RECORDED DATA
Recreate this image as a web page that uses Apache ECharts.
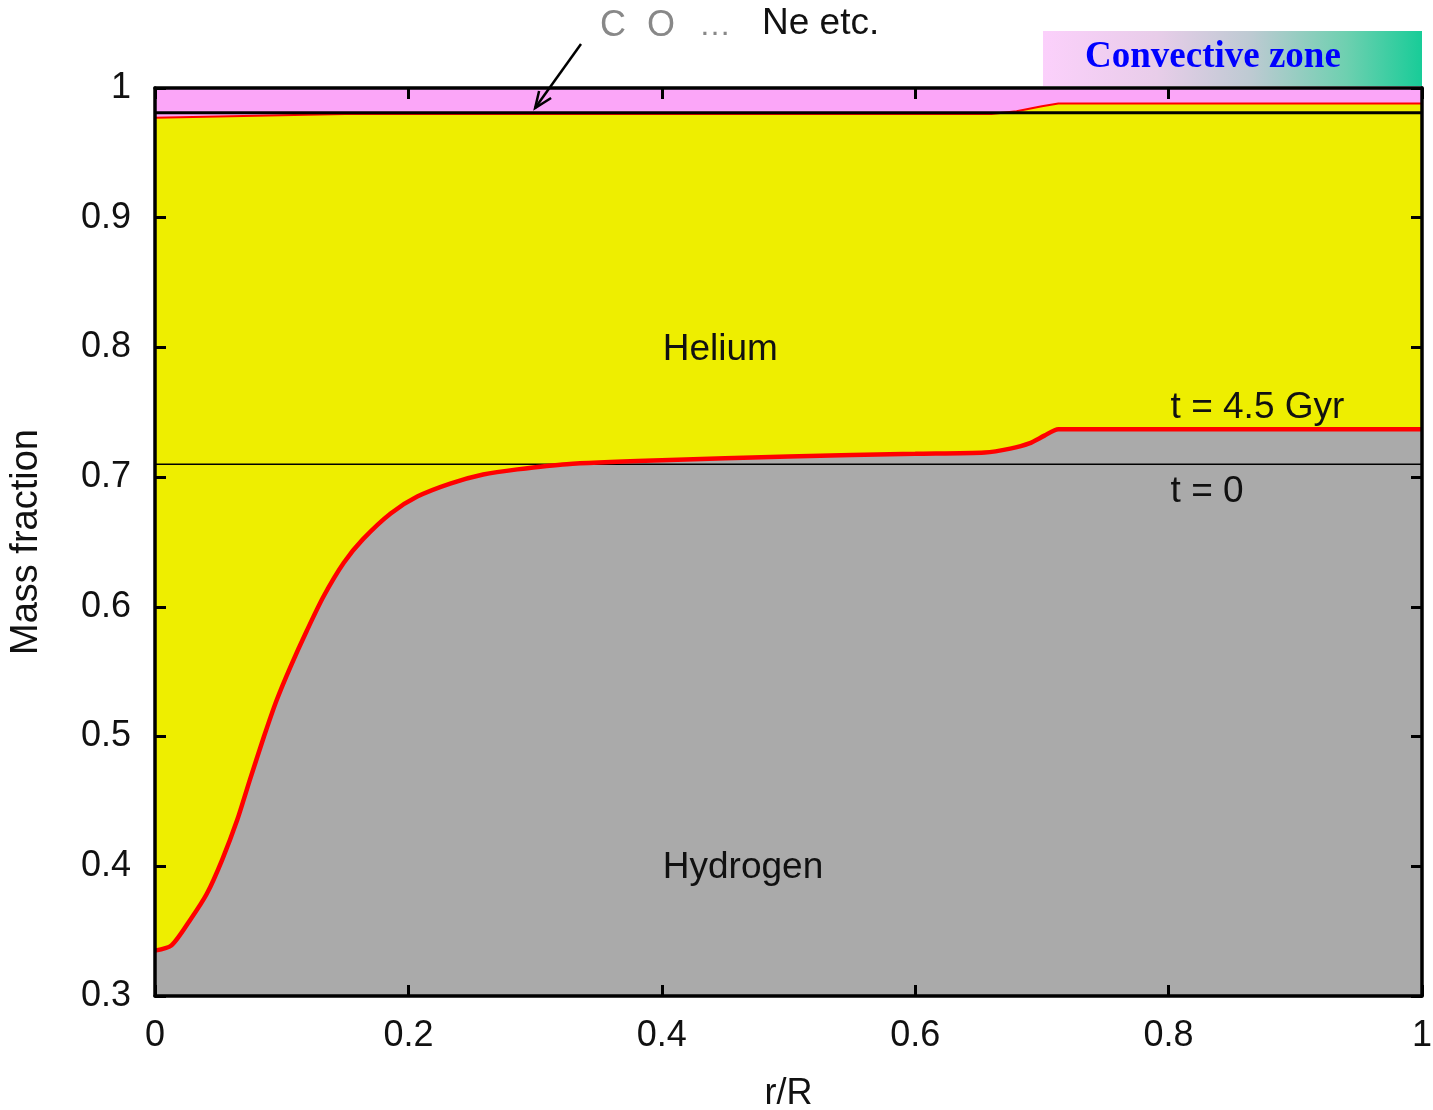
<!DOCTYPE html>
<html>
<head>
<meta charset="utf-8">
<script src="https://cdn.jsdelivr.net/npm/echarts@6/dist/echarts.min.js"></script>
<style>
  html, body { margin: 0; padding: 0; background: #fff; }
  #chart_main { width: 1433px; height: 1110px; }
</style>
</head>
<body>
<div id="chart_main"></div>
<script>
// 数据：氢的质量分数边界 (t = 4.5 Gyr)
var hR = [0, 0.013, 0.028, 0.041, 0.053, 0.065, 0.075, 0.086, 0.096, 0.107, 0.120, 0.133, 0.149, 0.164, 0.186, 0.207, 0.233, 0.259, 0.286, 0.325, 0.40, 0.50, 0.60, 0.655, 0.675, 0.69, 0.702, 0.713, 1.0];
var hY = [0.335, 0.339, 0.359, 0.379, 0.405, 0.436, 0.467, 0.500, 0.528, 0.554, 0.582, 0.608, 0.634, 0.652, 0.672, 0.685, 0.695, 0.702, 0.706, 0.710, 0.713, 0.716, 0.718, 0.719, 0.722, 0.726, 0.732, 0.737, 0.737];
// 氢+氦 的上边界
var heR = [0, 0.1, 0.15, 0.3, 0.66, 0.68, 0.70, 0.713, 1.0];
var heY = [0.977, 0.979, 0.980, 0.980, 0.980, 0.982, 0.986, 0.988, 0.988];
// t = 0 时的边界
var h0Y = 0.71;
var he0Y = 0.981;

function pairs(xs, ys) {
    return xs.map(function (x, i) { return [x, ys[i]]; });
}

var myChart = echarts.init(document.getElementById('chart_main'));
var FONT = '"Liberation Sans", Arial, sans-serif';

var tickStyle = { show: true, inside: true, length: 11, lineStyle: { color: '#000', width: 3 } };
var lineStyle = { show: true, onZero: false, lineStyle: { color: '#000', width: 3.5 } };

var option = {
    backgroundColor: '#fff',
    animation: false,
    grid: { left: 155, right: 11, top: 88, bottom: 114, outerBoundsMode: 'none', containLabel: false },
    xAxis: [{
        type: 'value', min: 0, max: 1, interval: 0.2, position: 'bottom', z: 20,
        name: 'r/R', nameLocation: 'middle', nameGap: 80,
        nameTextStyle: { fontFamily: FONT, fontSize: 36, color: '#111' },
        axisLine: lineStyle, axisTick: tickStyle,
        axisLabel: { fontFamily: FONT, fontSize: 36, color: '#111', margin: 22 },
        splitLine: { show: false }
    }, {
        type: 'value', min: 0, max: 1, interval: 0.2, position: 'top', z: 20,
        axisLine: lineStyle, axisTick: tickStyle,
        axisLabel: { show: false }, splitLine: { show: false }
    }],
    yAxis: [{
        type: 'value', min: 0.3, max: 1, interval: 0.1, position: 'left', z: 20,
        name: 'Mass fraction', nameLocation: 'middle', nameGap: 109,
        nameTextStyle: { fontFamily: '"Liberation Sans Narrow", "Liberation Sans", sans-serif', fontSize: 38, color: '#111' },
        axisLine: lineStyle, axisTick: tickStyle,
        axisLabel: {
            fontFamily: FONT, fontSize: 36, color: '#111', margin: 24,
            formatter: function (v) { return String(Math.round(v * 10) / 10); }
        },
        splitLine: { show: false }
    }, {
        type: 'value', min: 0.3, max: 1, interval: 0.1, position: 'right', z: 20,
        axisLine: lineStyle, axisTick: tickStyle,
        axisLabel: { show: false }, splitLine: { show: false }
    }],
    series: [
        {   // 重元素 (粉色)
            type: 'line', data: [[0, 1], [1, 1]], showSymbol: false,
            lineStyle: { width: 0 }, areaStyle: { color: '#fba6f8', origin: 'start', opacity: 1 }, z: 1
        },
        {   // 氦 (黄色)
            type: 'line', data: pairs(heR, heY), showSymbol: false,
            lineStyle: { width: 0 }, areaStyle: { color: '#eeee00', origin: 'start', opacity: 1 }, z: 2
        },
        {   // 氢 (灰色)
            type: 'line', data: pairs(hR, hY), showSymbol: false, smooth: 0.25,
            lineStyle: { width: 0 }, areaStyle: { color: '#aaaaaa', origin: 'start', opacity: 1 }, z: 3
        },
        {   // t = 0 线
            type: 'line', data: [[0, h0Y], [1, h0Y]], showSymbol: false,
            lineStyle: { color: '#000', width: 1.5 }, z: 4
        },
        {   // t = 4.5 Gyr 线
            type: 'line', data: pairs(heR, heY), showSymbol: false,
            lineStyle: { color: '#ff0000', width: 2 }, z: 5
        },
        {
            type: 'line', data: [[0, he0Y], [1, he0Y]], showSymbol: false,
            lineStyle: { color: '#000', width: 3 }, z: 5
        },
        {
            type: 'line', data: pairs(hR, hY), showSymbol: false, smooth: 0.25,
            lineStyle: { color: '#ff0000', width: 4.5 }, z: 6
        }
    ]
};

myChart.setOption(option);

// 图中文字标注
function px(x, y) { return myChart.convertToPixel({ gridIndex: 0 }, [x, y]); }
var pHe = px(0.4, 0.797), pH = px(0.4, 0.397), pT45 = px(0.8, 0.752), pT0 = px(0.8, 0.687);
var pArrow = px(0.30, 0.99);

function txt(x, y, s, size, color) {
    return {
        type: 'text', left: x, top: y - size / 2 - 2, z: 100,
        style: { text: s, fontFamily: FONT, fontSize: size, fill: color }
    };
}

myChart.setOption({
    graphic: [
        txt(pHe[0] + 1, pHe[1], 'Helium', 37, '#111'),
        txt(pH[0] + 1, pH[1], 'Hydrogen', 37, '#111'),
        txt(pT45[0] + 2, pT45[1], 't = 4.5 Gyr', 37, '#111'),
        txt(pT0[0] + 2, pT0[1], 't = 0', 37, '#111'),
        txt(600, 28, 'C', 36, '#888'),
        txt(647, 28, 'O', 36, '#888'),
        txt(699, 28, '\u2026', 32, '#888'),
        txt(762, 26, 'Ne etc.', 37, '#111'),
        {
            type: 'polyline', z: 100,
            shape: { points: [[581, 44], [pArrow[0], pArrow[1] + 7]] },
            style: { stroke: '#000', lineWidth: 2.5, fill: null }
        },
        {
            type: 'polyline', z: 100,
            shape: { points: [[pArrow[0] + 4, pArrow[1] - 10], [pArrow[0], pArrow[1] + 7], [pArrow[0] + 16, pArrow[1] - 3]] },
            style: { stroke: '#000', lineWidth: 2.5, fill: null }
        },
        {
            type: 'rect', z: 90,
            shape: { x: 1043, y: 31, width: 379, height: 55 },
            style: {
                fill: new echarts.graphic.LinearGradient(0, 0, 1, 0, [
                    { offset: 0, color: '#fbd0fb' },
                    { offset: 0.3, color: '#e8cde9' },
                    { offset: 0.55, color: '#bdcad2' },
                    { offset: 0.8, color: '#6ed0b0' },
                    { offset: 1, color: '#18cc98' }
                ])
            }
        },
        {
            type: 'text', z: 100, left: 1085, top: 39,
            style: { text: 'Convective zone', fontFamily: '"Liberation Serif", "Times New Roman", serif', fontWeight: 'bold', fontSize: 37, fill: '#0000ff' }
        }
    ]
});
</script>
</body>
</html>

EXERCISE PROMPT
Repeat the material above word for word, please, apart from its images.

THE RESULT
Recreate this image as a web page that uses Apache ECharts.
<!DOCTYPE html>
<html>
<head>
<meta charset="utf-8">
<script src="https://cdn.jsdelivr.net/npm/echarts@6/dist/echarts.min.js"></script>
<style>
  html, body { margin: 0; padding: 0; background: #fff; }
  #chart_main { width: 1433px; height: 1110px; }
</style>
</head>
<body>
<div id="chart_main"></div>
<script>
// 数据：氢的质量分数边界 (t = 4.5 Gyr)
var hR = [0, 0.013, 0.028, 0.041, 0.053, 0.065, 0.075, 0.086, 0.096, 0.107, 0.120, 0.133, 0.149, 0.164, 0.186, 0.207, 0.233, 0.259, 0.286, 0.325, 0.40, 0.50, 0.60, 0.655, 0.675, 0.69, 0.702, 0.713, 1.0];
var hY = [0.335, 0.339, 0.359, 0.379, 0.405, 0.436, 0.467, 0.500, 0.528, 0.554, 0.582, 0.608, 0.634, 0.652, 0.672, 0.685, 0.695, 0.702, 0.706, 0.710, 0.713, 0.716, 0.718, 0.719, 0.722, 0.726, 0.732, 0.737, 0.737];
// 氢+氦 的上边界
var heR = [0, 0.1, 0.15, 0.3, 0.66, 0.68, 0.70, 0.713, 1.0];
var heY = [0.977, 0.979, 0.980, 0.980, 0.980, 0.982, 0.986, 0.988, 0.988];
// t = 0 时的边界
var h0Y = 0.71;
var he0Y = 0.981;

function pairs(xs, ys) {
    return xs.map(function (x, i) { return [x, ys[i]]; });
}

var myChart = echarts.init(document.getElementById('chart_main'));
var FONT = '"Liberation Sans", Arial, sans-serif';

var tickStyle = { show: true, inside: true, length: 11, lineStyle: { color: '#000', width: 3 } };
var lineStyle = { show: true, onZero: false, lineStyle: { color: '#000', width: 3.5 } };

var option = {
    backgroundColor: '#fff',
    animation: false,
    grid: { left: 155, right: 11, top: 88, bottom: 114, outerBoundsMode: 'none', containLabel: false },
    xAxis: [{
        type: 'value', min: 0, max: 1, interval: 0.2, position: 'bottom', z: 20,
        name: 'r/R', nameLocation: 'middle', nameGap: 80,
        nameTextStyle: { fontFamily: FONT, fontSize: 36, color: '#111' },
        axisLine: lineStyle, axisTick: tickStyle,
        axisLabel: { fontFamily: FONT, fontSize: 36, color: '#111', margin: 22 },
        splitLine: { show: false }
    }, {
        type: 'value', min: 0, max: 1, interval: 0.2, position: 'top', z: 20,
        axisLine: lineStyle, axisTick: tickStyle,
        axisLabel: { show: false }, splitLine: { show: false }
    }],
    yAxis: [{
        type: 'value', min: 0.3, max: 1, interval: 0.1, position: 'left', z: 20,
        name: 'Mass fraction', nameLocation: 'middle', nameGap: 109,
        nameTextStyle: { fontFamily: '"Liberation Sans Narrow", "Liberation Sans", sans-serif', fontSize: 38, color: '#111' },
        axisLine: lineStyle, axisTick: tickStyle,
        axisLabel: {
            fontFamily: FONT, fontSize: 36, color: '#111', margin: 24,
            formatter: function (v) { return String(Math.round(v * 10) / 10); }
        },
        splitLine: { show: false }
    }, {
        type: 'value', min: 0.3, max: 1, interval: 0.1, position: 'right', z: 20,
        axisLine: lineStyle, axisTick: tickStyle,
        axisLabel: { show: false }, splitLine: { show: false }
    }],
    series: [
        {   // 重元素 (粉色)
            type: 'line', data: [[0, 1], [1, 1]], showSymbol: false,
            lineStyle: { width: 0 }, areaStyle: { color: '#fba6f8', origin: 'start', opacity: 1 }, z: 1
        },
        {   // 氦 (黄色)
            type: 'line', data: pairs(heR, heY), showSymbol: false,
            lineStyle: { width: 0 }, areaStyle: { color: '#eeee00', origin: 'start', opacity: 1 }, z: 2
        },
        {   // 氢 (灰色)
            type: 'line', data: pairs(hR, hY), showSymbol: false, smooth: 0.25,
            lineStyle: { width: 0 }, areaStyle: { color: '#aaaaaa', origin: 'start', opacity: 1 }, z: 3
        },
        {   // t = 0 线
            type: 'line', data: [[0, h0Y], [1, h0Y]], showSymbol: false,
            lineStyle: { color: '#000', width: 1.5 }, z: 4
        },
        {   // t = 4.5 Gyr 线
            type: 'line', data: pairs(heR, heY), showSymbol: false,
            lineStyle: { color: '#ff0000', width: 2 }, z: 5
        },
        {
            type: 'line', data: [[0, he0Y], [1, he0Y]], showSymbol: false,
            lineStyle: { color: '#000', width: 3 }, z: 5
        },
        {
            type: 'line', data: pairs(hR, hY), showSymbol: false, smooth: 0.25,
            lineStyle: { color: '#ff0000', width: 4.5 }, z: 6
        }
    ]
};

myChart.setOption(option);

// 图中文字标注
function px(x, y) { return myChart.convertToPixel({ gridIndex: 0 }, [x, y]); }
var pHe = px(0.4, 0.797), pH = px(0.4, 0.397), pT45 = px(0.8, 0.752), pT0 = px(0.8, 0.687);
var pArrow = px(0.30, 0.99);

function txt(x, y, s, size, color) {
    return {
        type: 'text', left: x, top: y - size / 2 - 2, z: 100,
        style: { text: s, fontFamily: FONT, fontSize: size, fill: color }
    };
}

myChart.setOption({
    graphic: [
        txt(pHe[0] + 1, pHe[1], 'Helium', 37, '#111'),
        txt(pH[0] + 1, pH[1], 'Hydrogen', 37, '#111'),
        txt(pT45[0] + 2, pT45[1], 't = 4.5 Gyr', 37, '#111'),
        txt(pT0[0] + 2, pT0[1], 't = 0', 37, '#111'),
        txt(600, 28, 'C', 36, '#888'),
        txt(647, 28, 'O', 36, '#888'),
        txt(699, 28, '\u2026', 32, '#888'),
        txt(762, 26, 'Ne etc.', 37, '#111'),
        {
            type: 'polyline', z: 100,
            shape: { points: [[581, 44], [pArrow[0], pArrow[1] + 7]] },
            style: { stroke: '#000', lineWidth: 2.5, fill: null }
        },
        {
            type: 'polyline', z: 100,
            shape: { points: [[pArrow[0] + 4, pArrow[1] - 10], [pArrow[0], pArrow[1] + 7], [pArrow[0] + 16, pArrow[1] - 3]] },
            style: { stroke: '#000', lineWidth: 2.5, fill: null }
        },
        {
            type: 'rect', z: 90,
            shape: { x: 1043, y: 31, width: 379, height: 55 },
            style: {
                fill: new echarts.graphic.LinearGradient(0, 0, 1, 0, [
                    { offset: 0, color: '#fbd0fb' },
                    { offset: 0.3, color: '#e8cde9' },
                    { offset: 0.55, color: '#bdcad2' },
                    { offset: 0.8, color: '#6ed0b0' },
                    { offset: 1, color: '#18cc98' }
                ])
            }
        },
        {
            type: 'text', z: 100, left: 1085, top: 39,
            style: { text: 'Convective zone', fontFamily: '"Liberation Serif", "Times New Roman", serif', fontWeight: 'bold', fontSize: 37, fill: '#0000ff' }
        }
    ]
});
</script>
</body>
</html>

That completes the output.